Lossless image codec.
Fox is a tiny lossless image codec aiming to provide a satisfying compression ratio.
Fox only encodes a stream of 32bit rgba pixels (8-bit per channel), includes no additional metadata like width/height.
This makes fox a good choice for embedding into a custom container format.
Both encoder and decoder are currenty written in under 48 LOC.
No dependencies, not event libc. Just plain C99.
Fox usually provides similar compression ratio to a PNG (libpng encoded).
Fox might outperform PNG on photos, smaller images, some textures or screenshots.
PNG works better for repeating patterns and can be usually brute force optimized to further reduce the image size.
Both formats are outperformed by lossless versions of modern image formats such as WebP or JpegXL.
See the benchmark for size comparison on few image sets.
Each pixel is encoded/decoded in O(1) time. Therefore the whole image is encoded in O(n) time.

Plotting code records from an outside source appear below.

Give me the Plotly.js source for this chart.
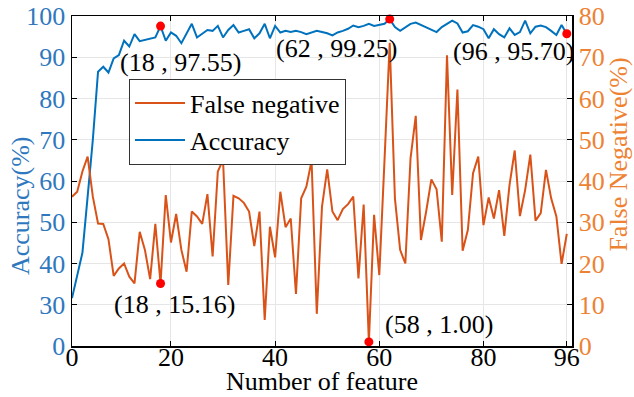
<!DOCTYPE html>
<html>
<head>
<meta charset="utf-8">
<script src="https://cdn.plot.ly/plotly-3.0.1.min.js"></script>
<style>html,body{margin:0;padding:0;background:#fff;}#chart{width:634px;height:397px;}</style>
</head>
<body>
<div id="chart"></div>
<script>
// Number of features (x) for each observation
const features = Array.from({length: 96}, (_, k) => k + 1);

// Accuracy (%)
const accuracy = [
  31.6, 36.8, 42.6, 56.2, 70.0, 86.5, 87.7, 86.3, 89.7, 90.5,
  94.0, 92.6, 95.6, 93.9, 94.2, 94.5, 94.8, 97.55, 94.0, 96.0,
  95.2, 93.4, 95.8, 98.1, 94.8, 95.6, 96.6, 96.4, 97.6, 94.8,
  96.6, 97.8, 96.0, 96.4, 96.8, 94.6, 95.8, 98.1, 94.6, 97.6,
  96.0, 96.4, 96.1, 96.4, 96.1, 95.6, 96.0, 96.4, 96.1, 95.8,
  95.3, 96.0, 96.4, 96.9, 97.7, 97.3, 97.6, 98.1, 97.6, 97.9,
  98.1, 99.25, 97.3, 96.4, 97.3, 98.1, 98.4, 97.8, 97.3, 96.8,
  96.1, 97.3, 98.2, 98.9, 98.2, 96.0, 96.3, 97.8, 97.4, 96.8,
  94.6, 96.8, 95.6, 94.8, 97.0, 95.4, 96.1, 98.9, 95.8, 97.4,
  97.7, 97.3, 96.4, 95.4, 97.8, 95.70
];

// False negative (%)
const falseNegative = [
  36.2, 37.4, 42.3, 45.9, 36.2, 29.7, 29.6, 25.9, 17.0, 18.8,
  20.0, 16.8, 15.2, 27.7, 23.3, 16.2, 29.6, 15.16, 36.6, 25.1,
  32.0, 23.3, 18.0, 32.6, 31.4, 29.6, 36.8, 21.7, 42.3, 45.1,
  14.8, 36.4, 35.8, 34.7, 32.6, 24.2, 32.6, 6.3, 28.9, 21.5,
  37.4, 28.8, 30.9, 12.6, 35.8, 38.6, 44.9, 7.8, 33.8, 42.8,
  32.6, 30.5, 33.2, 34.4, 36.2, 16.4, 34.3, 1.0, 31.8, 17.2,
  45.0, 73.5, 35.8, 23.3, 20.0, 45.5, 55.8, 25.7, 32.6, 40.4,
  38.0, 25.3, 70.5, 36.6, 62.2, 23.1, 28.1, 41.9, 45.9, 29.3,
  36.0, 30.9, 37.8, 26.7, 39.0, 47.4, 31.5, 37.8, 46.4, 30.4,
  32.2, 42.7, 35.8, 31.4, 19.9, 27.2
];

// Highlighted points
const accMarkX = [18, 62, 96];
const accMarkY = [97.55, 99.25, 95.70];
const fnMarkX = [18, 58];
const fnMarkY = [15.16, 1.00];

// Axis ticks
const xTickVals = [1, 20, 40, 60, 80, 96];
const xTickText = ['0', '20', '40', '60', '80', '96'];
const accTickVals = [20, 30, 40, 50, 60, 70, 80, 90, 100];
const accTickText = ['0', '30', '40', '50', '60', '70', '80', '90', '100'];
const fnTickVals = [0, 10, 20, 30, 40, 50, 60, 70, 80];

const BLUE = '#0072BD', ORANGE = '#D95319';
const BLUE_TXT = '#2F78BE', ORANGE_TXT = '#EE8233';
const FONT = '"Liberation Serif", "Times New Roman", serif';
const XRANGE = [1, 97];

const traces = [
  {x: features, y: falseNegative, yaxis: 'y2', type: 'scatter', mode: 'lines',
   name: 'False negative', line: {color: ORANGE, width: 2}},
  {x: features, y: accuracy, yaxis: 'y', type: 'scatter', mode: 'lines',
   name: 'Accuracy', line: {color: BLUE, width: 2}},
  {x: accMarkX, y: accMarkY, yaxis: 'y', type: 'scatter', mode: 'markers',
   showlegend: false, cliponaxis: false, marker: {color: '#FF0000', size: 9}},
  {x: fnMarkX, y: fnMarkY, xaxis: 'x2', yaxis: 'y2', type: 'scatter', mode: 'markers',
   showlegend: false, cliponaxis: false, marker: {color: '#FF0000', size: 9}}
];

const fmt = (x, y) => '(' + x + ' , ' + y.toFixed(2) + ')';
const accShift = [[20, -36], [-53, -29], [-53, -18]];
const fnShift = [[14, -21], [70, 17]];
const annotations = [];
accMarkX.forEach((x, k) => annotations.push({x: x, y: accMarkY[k], xref: 'x', yref: 'y',
  text: fmt(x, accMarkY[k]), showarrow: false, xshift: accShift[k][0], yshift: accShift[k][1],
  font: {family: FONT, size: 26, color: '#000'}}));
fnMarkX.forEach((x, k) => annotations.push({x: x, y: fnMarkY[k], xref: 'x', yref: 'y2',
  text: fmt(x, fnMarkY[k]), showarrow: false, xshift: fnShift[k][0], yshift: fnShift[k][1],
  font: {family: FONT, size: 26, color: '#000'}}));

// axis titles (placed as in the reference)
annotations.push({xref: 'paper', yref: 'paper', x: 0.5, y: -0.109,
  text: 'Number of feature', showarrow: false, xanchor: 'center', yanchor: 'middle',
  font: {family: FONT, size: 26, color: '#000'}});
annotations.push({xref: 'paper', yref: 'paper', x: -0.104, y: 0.424, textangle: -90,
  text: 'Accuracy(%)', showarrow: false, xanchor: 'center', yanchor: 'middle',
  font: {family: FONT, size: 26, color: BLUE_TXT}});
annotations.push({xref: 'paper', yref: 'paper', x: 1.094, y: 0.58, textangle: -90,
  text: 'False Negative(%)', showarrow: false, xanchor: 'center', yanchor: 'middle',
  font: {family: FONT, size: 26, color: ORANGE_TXT}});

const layout = {
  width: 634, height: 397,
  margin: {l: 72, r: 62, t: 16, b: 51},
  paper_bgcolor: '#fff', plot_bgcolor: '#fff',
  font: {family: FONT, size: 26, color: '#000'},
  showlegend: true,
  legend: {x: 0.114, y: 0.81, xanchor: 'left', yanchor: 'top',
    bgcolor: '#fff', bordercolor: '#333', borderwidth: 1, itemwidth: 50,
    font: {family: FONT, size: 26, color: '#000'}, traceorder: 'normal'},
  xaxis: {range: XRANGE, tickvals: xTickVals, ticktext: xTickText,
    ticks: 'inside', ticklen: 5, tickcolor: '#000', tickwidth: 1,
    showline: true, linecolor: '#000', linewidth: 1.5, mirror: 'ticks',
    showgrid: true, gridcolor: '#E6E6E6', gridwidth: 1, zeroline: false,
    showticklabels: false},
  xaxis2: {range: XRANGE, tickvals: xTickVals, ticktext: xTickText,
    overlaying: 'x', anchor: 'free', position: 0.021, side: 'bottom',
    ticks: '', showline: false, showgrid: false, zeroline: false,
    tickfont: {family: FONT, size: 26, color: '#000'}},
  yaxis: {range: [20, 100], tickvals: accTickVals, ticktext: accTickText,
    ticks: 'inside', ticklen: 5, tickcolor: '#000', tickwidth: 1,
    showline: true, linecolor: '#000', linewidth: 1.5, mirror: false,
    showgrid: true, gridcolor: '#E6E6E6', gridwidth: 1, zeroline: false,
    tickfont: {family: FONT, size: 26, color: BLUE_TXT}},
  yaxis2: {range: [0, 80], tickvals: fnTickVals, overlaying: 'y', side: 'right',
    ticks: 'inside', ticklen: 5, tickcolor: '#000', tickwidth: 1,
    showline: true, linecolor: '#000', linewidth: 1.5,
    showgrid: false, zeroline: false,
    tickfont: {family: FONT, size: 26, color: ORANGE_TXT}},
  annotations: annotations
};

Plotly.newPlot('chart', traces, layout, {displayModeBar: false, staticPlot: true});
</script>
</body>
</html>
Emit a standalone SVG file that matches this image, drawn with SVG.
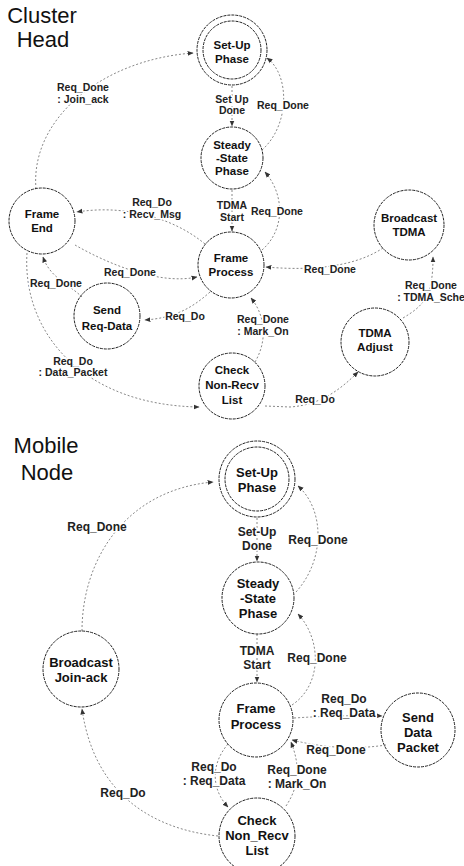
<svg xmlns="http://www.w3.org/2000/svg" width="464" height="866" viewBox="0 0 464 866">
<defs>
<marker id="arr" viewBox="0 0 10 10" refX="9" refY="5" markerWidth="6" markerHeight="6" orient="auto" markerUnits="userSpaceOnUse">
<path d="M0,1 L10,5 L0,9 z" fill="#333"/>
</marker>
</defs>
<style>
.title{font-family:"Liberation Sans",Arial,sans-serif;font-size:22px;fill:#111;text-anchor:middle}
.node circle{fill:none;stroke:#222;stroke-width:1;stroke-dasharray:3,1}
.node text{font-family:"Liberation Sans",Arial,sans-serif;font-weight:bold;font-size:11.5px;fill:#111;text-anchor:middle}
.big text{font-size:13px}
.conn path{fill:none;stroke:#888;stroke-width:1;stroke-dasharray:2,2;marker-end:url(#arr)}
.lbl text{font-family:"Liberation Sans",Arial,sans-serif;font-weight:bold;font-size:10.5px;fill:#222;text-anchor:middle;stroke:#fff;stroke-width:3;paint-order:stroke;stroke-linejoin:round}
.lbl2 text{font-size:12px}
</style>
<rect width="464" height="866" fill="#fff"/>

<text class="title" x="42" y="23">Cluster</text>
<text class="title" x="43" y="47">Head</text>
<text class="title" x="46" y="453">Mobile</text>
<text class="title" x="47" y="480">Node</text>

<g id="connectors">
<g class="conn">
<!-- Cluster Head -->
<path d="M36 189 C30 120 100 60 193 53"/>
<path d="M232 86 L232 126"/>
<path d="M262 150 C290 125 290 75 267 58"/>
<path d="M232 190 L232 231"/>
<path d="M262 250 C285 230 285 195 265 172"/>
<path d="M205 244 C170 215 120 205 77 212"/>
<path d="M75 245 C110 265 160 285 197 277"/>
<path d="M383 248 C350 270 300 270 266 267"/>
<path d="M403 318 C425 305 433 295 433 257"/>
<path d="M265 406 L290 407 C320 405 340 390 358 372"/>
<path d="M255 362 C268 340 265 315 251 298"/>
<path d="M210 292 C190 310 172 318 145 320"/>
<path d="M82 297 C70 285 50 278 43 257"/>
<path d="M27 253 C22 330 80 405 199 407"/>
<!-- Mobile Node -->
<path d="M82 631 C82 560 125 490 213 482"/>
<path d="M257 518 L257 561"/>
<path d="M296 592 C325 560 325 510 298 486"/>
<path d="M257 634 L257 682"/>
<path d="M292 705 C322 685 322 640 298 614"/>
<path d="M294 718 Q340 715 382 716"/>
<path d="M386 745 Q340 752 292 740"/>
<path d="M228 744 C210 765 212 790 228 807"/>
<path d="M286 806 C300 785 300 765 291 742"/>
<path d="M218 836 C160 830 95 800 82 709"/>
</g>
<g class="lbl">
<text x="83" y="91">Req_Done</text><text x="83" y="103">: Join_ack</text>
<text x="232" y="103">Set Up</text><text x="232" y="114">Done</text>
<text x="283" y="109">Req_Done</text>
<text x="232" y="209">TDMA</text><text x="232" y="221">Start</text>
<text x="277" y="215">Req_Done</text>
<text x="152" y="206">Req_Do</text><text x="152" y="218">: Recv_Msg</text>
<text x="130" y="276">Req_Done</text>
<text x="330" y="273">Req_Done</text>
<text x="431" y="289">Req_Done</text><text x="431" y="301">: TDMA_Sche</text>
<text x="56" y="287">Req_Done</text>
<text x="185" y="320">Req_Do</text>
<text x="263" y="323">Req_Done</text><text x="263" y="335">: Mark_On</text>
<text x="73" y="365">Req_Do</text><text x="73" y="376">: Data_Packet</text>
<text x="315" y="403">Req_Do</text>
</g>
<g class="lbl lbl2">
<text x="97" y="531">Req_Done</text>
<text x="257" y="536">Set-Up</text><text x="257" y="550">Done</text>
<text x="318" y="544">Req_Done</text>
<text x="257" y="655">TDMA</text><text x="257" y="669">Start</text>
<text x="317" y="662">Req_Done</text>
<text x="344" y="703">Req_Do</text><text x="344" y="717">: Req_Data</text>
<text x="336" y="754">Req_Done</text>
<text x="214" y="771">Req_Do</text><text x="214" y="785">: Req_Data</text>
<text x="297" y="774">Req_Done</text><text x="297" y="788">: Mark_On</text>
<text x="123" y="797">Req_Do</text>
</g>
</g>

<g id="ch_setup" class="node"><circle cx="232" cy="50" r="35"/><circle cx="232" cy="50" r="29"/><text x="232" y="49">Set-Up</text><text x="232" y="63">Phase</text></g>
<g id="ch_steady" class="node"><circle cx="232" cy="158" r="31"/><text x="232" y="149">Steady</text><text x="232" y="162">-State</text><text x="232" y="175">Phase</text></g>
<g id="ch_frame" class="node"><circle cx="231" cy="265" r="33"/><text x="231" y="262">Frame</text><text x="231" y="276">Process</text></g>
<g id="ch_frameend" class="node"><circle cx="42" cy="221" r="33"/><text x="42" y="218">Frame</text><text x="42" y="232">End</text></g>
<g id="ch_sendreq" class="node"><circle cx="107" cy="316" r="33"/><text x="107" y="314">Send</text><text x="107" y="330">Req-Data</text></g>
<g id="ch_check" class="node"><circle cx="232" cy="386" r="33"/><text x="232" y="374">Check</text><text x="232" y="389">Non-Recv</text><text x="232" y="404">List</text></g>
<g id="ch_btdma" class="node"><circle cx="409" cy="225" r="35"/><text x="409" y="222">Broadcast</text><text x="409" y="236">TDMA</text></g>
<g id="ch_tadjust" class="node"><circle cx="375" cy="342" r="34"/><text x="375" y="337">TDMA</text><text x="375" y="351">Adjust</text></g>

<g id="mn_setup" class="node big"><circle cx="257" cy="479" r="38"/><circle cx="257" cy="479" r="32"/><text x="257" y="477">Set-Up</text><text x="257" y="492">Phase</text></g>
<g id="mn_steady" class="node big"><circle cx="258" cy="598" r="36"/><text x="258" y="588">Steady</text><text x="258" y="603">-State</text><text x="258" y="618">Phase</text></g>
<g id="mn_frame" class="node big"><circle cx="256" cy="720" r="37"/><text x="256" y="713">Frame</text><text x="256" y="729">Process</text></g>
<g id="mn_senddata" class="node big"><circle cx="418" cy="730" r="37"/><text x="418" y="722">Send</text><text x="418" y="737">Data</text><text x="418" y="752">Packet</text></g>
<g id="mn_check" class="node big"><circle cx="257" cy="836" r="38"/><text x="257" y="825">Check</text><text x="257" y="840">Non_Recv</text><text x="257" y="855">List</text></g>
<g id="mn_bjoin" class="node big"><circle cx="81" cy="669" r="38"/><text x="81" y="667">Broadcast</text><text x="81" y="682">Join-ack</text></g>
</svg>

The actual speed is not as impressive, mainly because each symbol (color, hash index or run length) is encoded bit by bit.
No build system is currently included as it is not necessary.
Simply add include
folder to your header paths and compile/link src/enc.c
and/or src/dec.c
with your sources. Boom. Done.
Colors are represented by 32 bit integer as 0xAARRGGBB.
Both encoder and decoder share the same data structure.
The structure has to be zero initialized except for user-provided callback and a user pointer.
In this example we pass a standard stdio FILE through the user pointer.
// fields except callback and user are initialized to zero
struct fox example = { .callback = my_callback, .user = file };
Define your callback.
If used as an encoder, the callback will be called by the encoder to write a byte to the output stream, return value is ignored.
If used as a decoder, the callback will be called by the decoder to read a byte from the input stream, arg argument is ignored.
In any case the byte read/written is always expected to be 8-bits.
static unsigned char my_callback(unsigned char arg, void *user) {
// return fputc(arg, (FILE*) user); // for encoder mode
// return fgetc((FILE*) user); // for decoder mode
}
Now that the structure is initialized we can start encoding/decoding.
Initialize the fox structure as shown above.
Do not use fox_open
- it is only used by the decoder.
For each pixel call:
// void fox_write(struct fox *encoder, unsigned long color);
fox_write(&example, color);
Close the stream by calling:
// void fox_close(struct fox *encoder);
fox_close(&example);
Initialize the fox structure as shown above.
Open the stream by calling:
// void fox_open(struct fox *decoder);
fox_open(&example);
For each pixel call:
// unsigned long fox_read(struct fox *decoder);
unsigned long color = fox_read(&example);
Do not use fox_close
- it is only used by the encoder.
Example is provided to show encoding and decoding.
It converts TGA image to Fox and Fox to TGA.
Only supported TGA formats are uncompressed 24 bit RGB, 32 bit RGBA and 8 bit grayscale.
The fox image is saved with a minimal header.
To build the example there are two scripts build.sh
and build.bat
to build the example using cc and cl respectively.